§ **EXERCISE DIRECTIONS**:
Find the string "this" in the entries and copy each line that has it.

§ **RECORDS FOR PROCESSING**:

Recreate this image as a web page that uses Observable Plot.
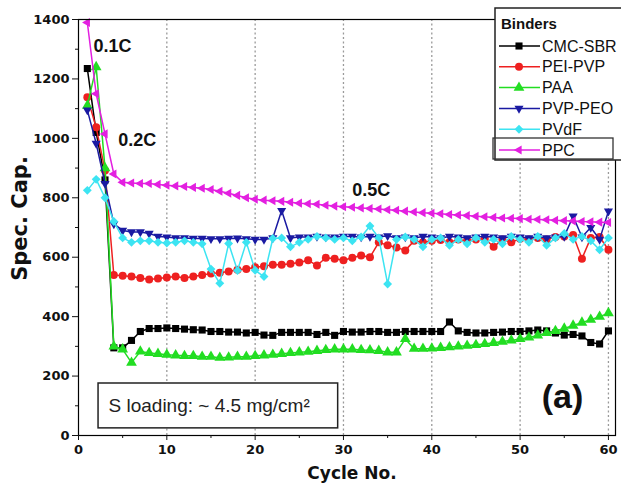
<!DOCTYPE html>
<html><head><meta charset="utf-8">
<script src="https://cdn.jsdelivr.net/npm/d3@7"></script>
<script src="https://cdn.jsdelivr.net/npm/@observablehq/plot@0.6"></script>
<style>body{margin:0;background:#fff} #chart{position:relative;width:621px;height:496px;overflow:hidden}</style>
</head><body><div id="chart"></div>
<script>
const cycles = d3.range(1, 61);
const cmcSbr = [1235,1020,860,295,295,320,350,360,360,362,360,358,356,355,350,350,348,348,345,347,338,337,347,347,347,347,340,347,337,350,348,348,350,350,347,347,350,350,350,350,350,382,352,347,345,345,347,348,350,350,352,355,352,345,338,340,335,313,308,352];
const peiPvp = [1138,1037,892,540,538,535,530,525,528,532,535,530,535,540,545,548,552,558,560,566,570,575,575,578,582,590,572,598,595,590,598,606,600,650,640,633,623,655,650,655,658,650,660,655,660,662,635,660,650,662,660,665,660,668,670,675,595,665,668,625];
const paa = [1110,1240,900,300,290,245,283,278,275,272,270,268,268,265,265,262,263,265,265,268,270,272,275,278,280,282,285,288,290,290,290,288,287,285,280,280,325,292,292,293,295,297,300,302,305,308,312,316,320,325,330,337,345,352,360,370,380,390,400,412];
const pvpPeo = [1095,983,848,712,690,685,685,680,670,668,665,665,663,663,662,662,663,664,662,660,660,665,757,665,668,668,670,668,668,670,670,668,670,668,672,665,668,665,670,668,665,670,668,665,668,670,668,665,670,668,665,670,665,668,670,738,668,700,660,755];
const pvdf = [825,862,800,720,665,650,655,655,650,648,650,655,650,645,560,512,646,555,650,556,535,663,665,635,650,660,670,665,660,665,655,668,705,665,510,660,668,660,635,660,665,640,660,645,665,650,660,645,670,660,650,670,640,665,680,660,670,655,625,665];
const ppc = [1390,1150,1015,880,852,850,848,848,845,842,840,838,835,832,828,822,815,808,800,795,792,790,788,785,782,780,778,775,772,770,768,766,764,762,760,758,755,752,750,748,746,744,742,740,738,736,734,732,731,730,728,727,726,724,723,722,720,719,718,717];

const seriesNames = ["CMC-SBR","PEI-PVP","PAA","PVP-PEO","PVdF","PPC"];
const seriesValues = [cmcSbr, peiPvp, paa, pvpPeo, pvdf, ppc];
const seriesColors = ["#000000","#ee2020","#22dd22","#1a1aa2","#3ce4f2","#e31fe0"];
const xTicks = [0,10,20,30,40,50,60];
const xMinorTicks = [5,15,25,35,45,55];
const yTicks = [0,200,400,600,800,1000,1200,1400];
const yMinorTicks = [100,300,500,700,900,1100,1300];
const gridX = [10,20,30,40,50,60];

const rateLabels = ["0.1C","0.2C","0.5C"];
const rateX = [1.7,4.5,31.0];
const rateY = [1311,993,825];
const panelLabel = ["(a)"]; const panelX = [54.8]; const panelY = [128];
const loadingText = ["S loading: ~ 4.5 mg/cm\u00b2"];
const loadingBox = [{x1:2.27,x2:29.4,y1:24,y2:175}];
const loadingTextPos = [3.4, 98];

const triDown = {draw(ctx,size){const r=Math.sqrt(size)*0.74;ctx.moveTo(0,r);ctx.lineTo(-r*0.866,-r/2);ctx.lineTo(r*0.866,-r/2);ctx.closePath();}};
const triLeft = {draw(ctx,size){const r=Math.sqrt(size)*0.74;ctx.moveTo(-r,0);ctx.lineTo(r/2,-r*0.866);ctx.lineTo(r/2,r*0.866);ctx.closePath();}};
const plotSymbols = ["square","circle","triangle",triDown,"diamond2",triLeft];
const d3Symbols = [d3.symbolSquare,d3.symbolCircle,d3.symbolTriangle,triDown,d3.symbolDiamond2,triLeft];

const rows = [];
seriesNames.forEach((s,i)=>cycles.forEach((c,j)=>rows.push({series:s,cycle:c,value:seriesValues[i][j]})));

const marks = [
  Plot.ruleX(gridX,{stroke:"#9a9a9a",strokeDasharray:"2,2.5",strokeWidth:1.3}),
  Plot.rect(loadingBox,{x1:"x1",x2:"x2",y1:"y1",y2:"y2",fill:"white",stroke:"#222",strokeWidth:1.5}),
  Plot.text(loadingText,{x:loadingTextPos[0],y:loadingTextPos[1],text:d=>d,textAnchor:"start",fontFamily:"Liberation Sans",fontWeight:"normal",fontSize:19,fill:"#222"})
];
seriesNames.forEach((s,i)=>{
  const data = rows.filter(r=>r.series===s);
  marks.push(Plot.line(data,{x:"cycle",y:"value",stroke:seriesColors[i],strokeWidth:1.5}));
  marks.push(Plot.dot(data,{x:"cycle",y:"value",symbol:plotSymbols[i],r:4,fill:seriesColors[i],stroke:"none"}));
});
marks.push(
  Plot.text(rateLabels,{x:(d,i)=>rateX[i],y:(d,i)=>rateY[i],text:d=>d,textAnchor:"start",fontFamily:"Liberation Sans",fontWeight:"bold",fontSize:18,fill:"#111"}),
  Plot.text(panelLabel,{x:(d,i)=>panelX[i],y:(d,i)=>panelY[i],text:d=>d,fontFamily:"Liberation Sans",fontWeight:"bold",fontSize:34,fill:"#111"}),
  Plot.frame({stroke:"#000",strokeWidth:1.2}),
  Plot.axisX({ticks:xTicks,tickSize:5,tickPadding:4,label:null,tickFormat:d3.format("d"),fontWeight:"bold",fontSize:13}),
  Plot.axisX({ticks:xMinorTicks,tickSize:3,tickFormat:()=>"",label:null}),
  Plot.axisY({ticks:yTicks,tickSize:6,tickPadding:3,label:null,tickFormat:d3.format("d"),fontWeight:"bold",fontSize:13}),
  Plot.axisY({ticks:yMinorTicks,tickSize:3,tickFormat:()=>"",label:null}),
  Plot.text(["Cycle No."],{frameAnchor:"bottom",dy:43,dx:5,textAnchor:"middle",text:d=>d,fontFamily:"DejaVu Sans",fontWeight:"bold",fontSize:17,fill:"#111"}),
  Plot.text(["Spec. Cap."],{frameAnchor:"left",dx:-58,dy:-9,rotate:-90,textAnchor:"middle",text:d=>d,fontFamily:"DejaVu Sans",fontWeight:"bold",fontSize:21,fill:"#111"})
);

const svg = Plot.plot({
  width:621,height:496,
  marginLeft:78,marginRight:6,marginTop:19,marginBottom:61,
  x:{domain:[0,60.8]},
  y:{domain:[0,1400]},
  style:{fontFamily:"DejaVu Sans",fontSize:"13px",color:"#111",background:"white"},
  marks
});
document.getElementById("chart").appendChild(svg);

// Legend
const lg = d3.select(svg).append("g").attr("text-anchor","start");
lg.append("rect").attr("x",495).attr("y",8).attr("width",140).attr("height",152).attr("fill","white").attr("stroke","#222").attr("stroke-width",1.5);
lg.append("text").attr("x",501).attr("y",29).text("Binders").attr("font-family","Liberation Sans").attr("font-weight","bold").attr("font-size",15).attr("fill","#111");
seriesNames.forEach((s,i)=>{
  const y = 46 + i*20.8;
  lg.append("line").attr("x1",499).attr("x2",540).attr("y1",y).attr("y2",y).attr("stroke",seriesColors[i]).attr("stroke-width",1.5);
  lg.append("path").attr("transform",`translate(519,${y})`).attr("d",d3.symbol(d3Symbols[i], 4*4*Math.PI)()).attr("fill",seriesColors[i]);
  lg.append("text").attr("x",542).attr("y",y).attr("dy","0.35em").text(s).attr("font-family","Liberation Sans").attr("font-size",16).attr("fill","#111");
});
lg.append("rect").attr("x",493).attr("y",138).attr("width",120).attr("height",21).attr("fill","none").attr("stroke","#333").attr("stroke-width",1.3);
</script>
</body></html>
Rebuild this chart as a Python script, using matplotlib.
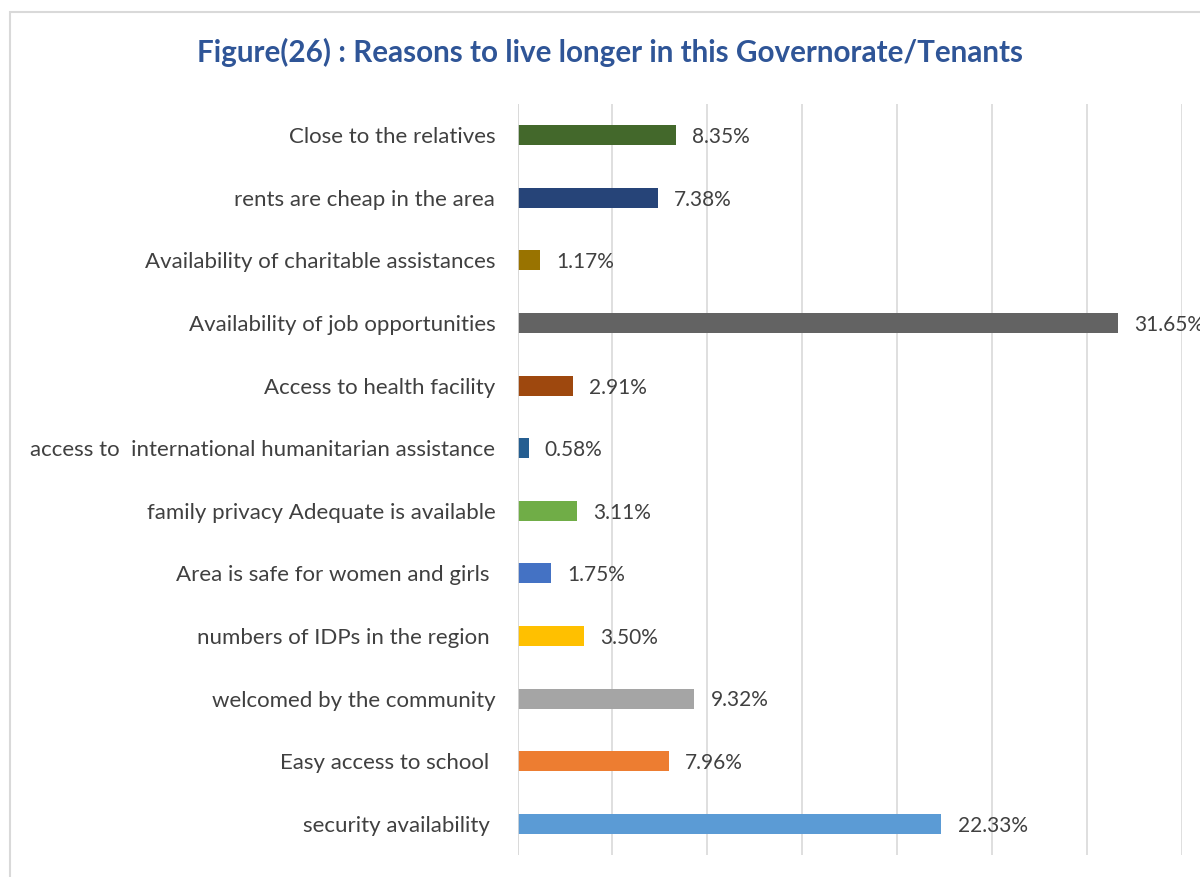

§ **COMPLETED TASK**:
Recreate this image as a web page that uses Observable Plot.
Rebuild this chart as a Python script, using matplotlib.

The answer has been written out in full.